Who's the biggest electronics manufacturing company in the world? Samsung? Sony? Apple?

No, it's Hon Hai Precision, only slightly better known (and only because of Apple) as Foxconn. This 200,000-employee company probably makes most of the things that you like to spend your money on.

If you thought that Sony made the Playstation, it doesn't: Foxconn does. If you thought that Microsoft made the Xbox, it doesn't: Foxconn does. And we already know that Foxconn makes iPhones and iPads.

Megagiants

The scale of these megagiants is hard to comprehend. They don't just build computers from parts: they make the parts, and they make the bits that make the parts. Essentially they take metal ore, plastic granules, coal, water and sand in at one end, and they send computers, phones, camera and games consoles out at the other.

It is, quite literally, a factory the size of a city.

All of which makes yesterday's announcement that Foxconn has bought an 8.8% stake in GoPro something of a surprise - not least because it values GoPro at $2.25 billion. (Actually the investment is in Woodman Labs, of which GoPro is a trading name).

Foxconn says that "GoPro makes the world's most versatile cameras".

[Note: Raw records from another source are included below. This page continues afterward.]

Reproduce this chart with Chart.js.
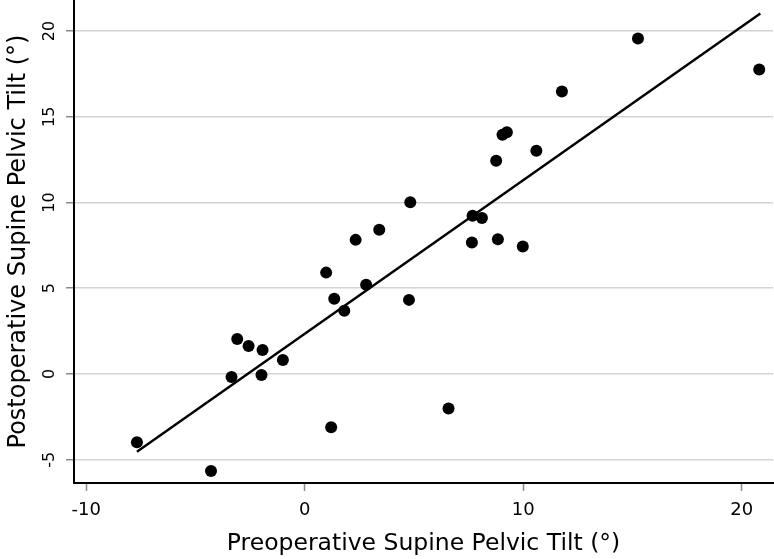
<!DOCTYPE html>
<html>
<head>
<meta charset="utf-8">
<script src="https://cdn.jsdelivr.net/npm/chart.js@4.4.1/dist/chart.umd.min.js"></script>
<style>
  html, body { margin: 0; padding: 0; background: #ffffff; }
  #wrap { width: 774px; height: 559px; }
</style>
</head>
<body>
<div id="wrap"><canvas id="myChart" width="774" height="559"></canvas></div>
<script>
// Preoperative vs postoperative supine pelvic tilt (degrees)
const preTilt = [4.83, 3.41, 2.33, 15.25, 20.8, 11.77, 9.05, 9.25, 10.6, 8.76,
                 7.68, 8.11, 7.65, 8.84, 9.98, 0.98, 2.81, 1.35, 1.81, 4.77,
                 -3.09, -2.57, -1.93, -1.0, -3.35, -1.98, 1.21, -7.68, -4.29, 6.58];
const postTilt = [10.02, 8.41, 7.82, 19.56, 17.75, 16.48, 13.95, 14.09, 13.02, 12.43,
                  9.22, 9.09, 7.67, 7.86, 7.43, 5.91, 5.20, 4.38, 3.68, 4.32,
                  2.04, 1.63, 1.40, 0.82, -0.18, -0.06, -3.11, -3.99, -5.66, -2.02];
// fitted line end points
const fitX = [-7.68, 20.85];
const fitY = [-4.54, 21.02];
const xTicks = [-10, 0, 10, 20];
const yTicks = [-5, 0, 5, 10, 15, 20];

const points = preTilt.map((x, i) => ({x: x, y: postTilt[i]}));
const fitLine = fitX.map((x, i) => ({x: x, y: fitY[i]}));

const ctx = document.getElementById('myChart').getContext('2d');
new Chart(ctx, {
    type: 'scatter',
    data: {
        datasets: [{
            type: 'line',
            data: fitLine,
            borderColor: '#000000',
            borderWidth: 2.4,
            pointRadius: 0,
            fill: false
        }, {
            data: points,
            backgroundColor: '#000000',
            borderWidth: 0,
            pointRadius: 6,
            pointHoverRadius: 6
        }]
    },
    options: {
        responsive: false,
        animation: false,
        events: [],
        layout: { autoPadding: false, padding: { left: 0, right: 1, top: 0, bottom: 0 } },
        plugins: {
            legend: { display: false },
            tooltip: { enabled: false }
        },
        scales: {
            x: {
                type: 'linear',
                min: -10.56,
                max: 21.43,
                afterFit: function(scale) {
                    scale.height = 76;
                    scale.paddingLeft = 0;
                    scale.paddingRight = 0;
                },
                afterBuildTicks: function(scale) {
                    scale.ticks = xTicks.map(v => ({value: v}));
                },
                border: { display: true, color: '#000000', width: 2 },
                grid: {
                    drawOnChartArea: false,
                    drawTicks: true,
                    tickLength: 8,
                    tickColor: '#8a8a8a',
                    tickWidth: 1.5
                },
                ticks: {
                    color: '#000000',
                    padding: 9,
                    maxRotation: 0,
                    font: { family: 'DejaVu Sans', size: 18 }
                },
                title: {
                    display: true,
                    text: 'Preoperative Supine Pelvic Tilt (°)',
                    color: '#000000',
                    font: { family: 'DejaVu Sans', size: 23.5, lineHeight: 1 },
                    padding: { top: 0, bottom: 3 }
                }
            },
            y: {
                type: 'linear',
                min: -6.36,
                max: 21.81,
                afterFit: function(scale) {
                    scale.width = 74;
                    scale.paddingTop = 0;
                    scale.paddingBottom = 0;
                },
                afterBuildTicks: function(scale) {
                    scale.ticks = yTicks.map(v => ({value: v}));
                },
                border: { display: true, color: '#000000', width: 2 },
                grid: {
                    color: '#d4d4d4',
                    lineWidth: 1.5,
                    drawTicks: true,
                    tickLength: 8,
                    tickColor: '#8a8a8a',
                    tickWidth: 1.5
                },
                ticks: {
                    color: '#000000',
                    padding: 6,
                    minRotation: 90,
                    maxRotation: 90,
                    crossAlign: 'center',
                    font: { family: 'DejaVu Sans', size: 16 }
                },
                title: {
                    display: true,
                    text: 'Postoperative Supine Pelvic Tilt (°)',
                    color: '#000000',
                    font: { family: 'DejaVu Sans', size: 24, lineHeight: 1 },
                    padding: { top: 7, bottom: 0 }
                }
            }
        }
    }
});
</script>
</body>
</html>
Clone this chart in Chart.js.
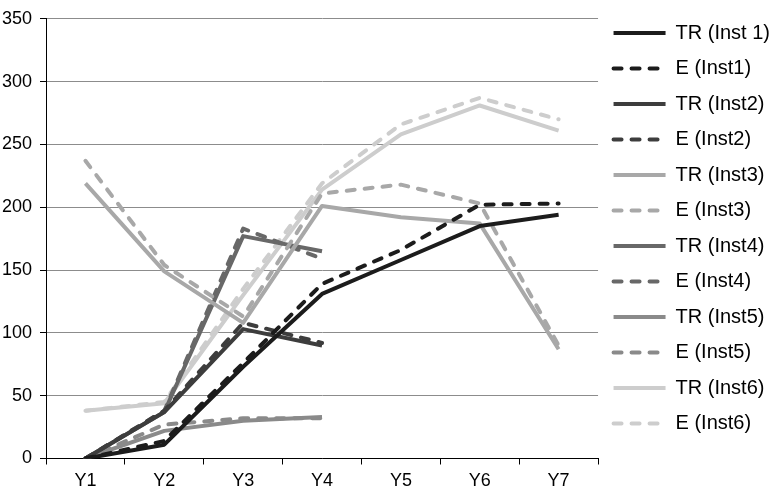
<!DOCTYPE html>
<html>
<head>
<meta charset="utf-8">
<script src="https://cdn.jsdelivr.net/npm/chart.js@4.4.0/dist/chart.umd.min.js"></script>
<style>
    body { margin: 0; background: #fff; }
    #chart { display: block; }
</style>
</head>
<body>
<canvas id="chart" width="780" height="494"></canvas>
<script>
const categories = ['Y1', 'Y2', 'Y3', 'Y4', 'Y5', 'Y6', 'Y7'];
const yTicks = [0, 50, 100, 150, 200, 250, 300, 350];

const trInst1 = [0, 11, 73, 131, 158, 185, 194];
const eInst1 = [0, 14, 76, 139, 166, 202, 203];
const trInst2 = [0, 37, 103, 90, null, null, null];
const eInst2 = [0, 38, 108, 92, null, null, null];
const trInst3 = [219, 149, 108, 201, 192, 187, 87];
const eInst3 = [237, 154, 113, 211, 218, 203, 90];
const trInst4 = [0, 37, 177, 165, null, null, null];
const eInst4 = [0, 38, 183, 159, null, null, null];
const trInst5 = [0, 22, 30, 33, null, null, null];
const eInst5 = [0, 27, 32, 32, null, null, null];
const trInst6 = [38, 44, 130, 214, 258, 281, 261];
const eInst6 = [38, 45, 135, 219, 266, 287, 270];

const fontFamily = '"Liberation Sans", Arial, sans-serif';

function serie(label, data, color, dashed) {
    return {
        label: label,
        data: data,
        borderColor: color,
        backgroundColor: color,
        borderWidth: 4,
        borderDash: dashed ? [8, 10] : [],
        borderCapStyle: dashed ? 'round' : 'butt',
        borderJoinStyle: 'round',
        pointRadius: 0,
        pointHoverRadius: 0,
        tension: 0,
        spanGaps: false
    };
}

const datasets = [
    serie('TR (Inst 1)', trInst1, '#1c1c1c', false),
    serie('E (Inst1)', eInst1, '#1c1c1c', true),
    serie('TR (Inst2)', trInst2, '#3d3d3d', false),
    serie('E (Inst2)', eInst2, '#3d3d3d', true),
    serie('TR (Inst3)', trInst3, '#a8a8a8', false),
    serie('E (Inst3)', eInst3, '#a8a8a8', true),
    serie('TR (Inst4)', trInst4, '#686868', false),
    serie('E (Inst4)', eInst4, '#686868', true),
    serie('TR (Inst5)', trInst5, '#8a8a8a', false),
    serie('E (Inst5)', eInst5, '#8a8a8a', true),
    serie('TR (Inst6)', trInst6, '#cdcdcd', false),
    serie('E (Inst6)', eInst6, '#cdcdcd', true)
];

// la leyenda con estilo "line" no copia el borderDash del dataset
function legendLabels(chart) {
    const items = Chart.defaults.plugins.legend.labels.generateLabels(chart);
    items.forEach(item => {
        const ds = chart.data.datasets[item.datasetIndex];
        item.lineDash = ds.borderDash;
        item.lineCap = ds.borderCapStyle;
        item.lineWidth = 4;
        item.strokeStyle = ds.borderColor;
    });
    return items;
}

const options = {
    responsive: false,
    animation: false,
    devicePixelRatio: 1,
    layout: {
        padding: { top: 1, right: 0, bottom: 0, left: 0 }
    },
    plugins: {
        tooltip: { enabled: false },
        legend: {
            position: 'right',
            align: 'start',
            title: {
                display: true,
                text: '',
                padding: 0,
                font: { size: 5, lineHeight: 1.3 }
            },
            labels: {
                usePointStyle: true,
                pointStyle: 'line',
                pointStyleWidth: 52,
                padding: 15.5,
                color: '#000',
                font: { family: fontFamily, size: 20 },
                generateLabels: legendLabels
            }
        }
    },
    scales: {
        x: {
            type: 'category',
            offset: true,
            border: { color: '#000', width: 1 },
            grid: {
                offset: true,
                drawOnChartArea: false,
                drawTicks: true,
                tickLength: 6,
                tickColor: '#000'
            },
            ticks: {
                color: '#000',
                padding: 6,
                font: { family: fontFamily, size: 18 }
            },
            afterFit: function (scale) {
                scale.height = 35.5;
            }
        },
        y: {
            min: 0,
            max: 350,
            border: { color: '#000', width: 1 },
            grid: {
                color: '#8c8c8c',
                lineWidth: 1,
                tickLength: 6,
                tickColor: '#000'
            },
            afterBuildTicks: function (scale) {
                scale.ticks = yTicks.map(v => ({ value: v }));
            },
            ticks: {
                color: '#000',
                padding: 8,
                font: { family: fontFamily, size: 18 }
            },
            afterFit: function (scale) {
                scale.width = 46;
            }
        }
    }
};

new Chart(document.getElementById('chart').getContext('2d'), {
    type: 'line',
    data: { labels: categories, datasets: datasets },
    options: options
});
</script>
</body>
</html>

Terry Gou, Foxconn's Founder and CEO will have a place on GoPro's board, and talks effusively about Nick Woodman, GoPro's founder: "The first time I saw Nick Woodman, I immediately know he was an outstanding entrepreneur who has the caliber to be very successful in this business".

Consumer brand ambitions?

Foxconn's core business is making products for well-known manufacturers, not competing with them. But is this the first sign that Foxconn is flexing its muscles before becoming a consumer electronics brand in its own right? Or is it going to achieve essentially the same thing but undercover, content to merely own the brands it sells its products through?

Because of this, all of your previous perceptions about the relative size of electronics brands are quite possibly invalid. One suspects that if it wanted to, Foxconn could simply become the next Sony, Samsung or Apple. It's not as if it doesn't know how to make the stuff.